My second stop, the restroom. I am not one who likes using public restrooms. I’m not a germaphobe, but people can be really nasty!  I was saddened to note at least one, possibly two, homeless people stuffed into the handicap stall squatting counting items from a paper bag.

I then hopped onto the elevator and went to the second floor where there was an overcrowding of homeless people. You may think that I am making assumptions, however, when people are totting several bags each with personal items such as clothes and appear to have not bathed in some time, assumptions become realities!

As I made my way around the different sections, I became aware of a dynamic system. The main library had turned into a hub of sorts for the homeless. They were in groups mostly, segregated into different sections. For example, four men and a woman occupied the Science Fiction area. Around the  corner, another group held territory in the magazine section. I realized that these people not only knew each other, if only from appearance, but also from groups. If a stranger entered their area, one or more of them would get loud and some would even exhibit the actions of the insane, such as talking to themselves. The point seemed to make the outsider aware that they were in someone elses territory and that they were not welcome.
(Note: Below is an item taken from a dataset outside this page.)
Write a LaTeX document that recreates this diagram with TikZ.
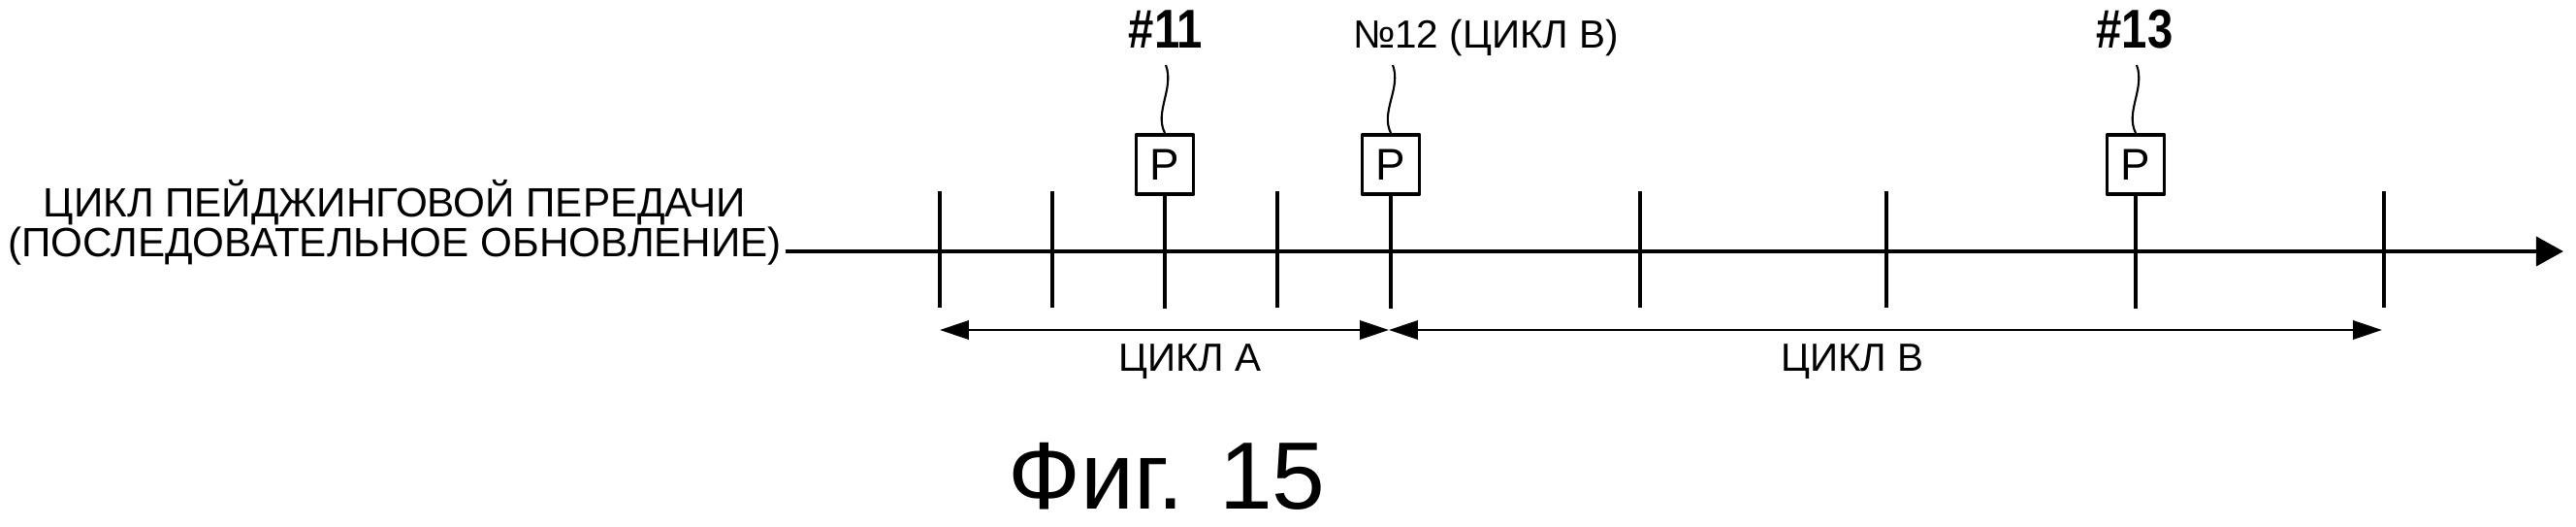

Needless to say, one hour of observation was enough for me. As I was leaving for the elevator back to the main floor, I became almost paranoid, as I was being followed — perhaps another “warning” that I was not welcome. I made sure that I was the only one on the elevator and quickly made for the exit.

On my drive home, I questioned my thought process. I asked myself if I were being unreasonable or even prejudiced. I understand that if I were in the position of a homeless person that the library would make a perfect place to find warmth from the harsh winter. I also know that people change psychologically in those situations and adapt to new ways of life in order to survive. Although I was no harm to any of them, perhaps they were as uncomfortable by my presence as I was by theirs.

Aside from budget cuts that have stripped this community of our libraries, homeless shelters have also suffered severe cuts. With more people having their homes foreclosed on every day, there are more chances that the main library will become even more crowded. There has to be a better way. People, no matter what their lot in life, deserve to have their basic human needs met!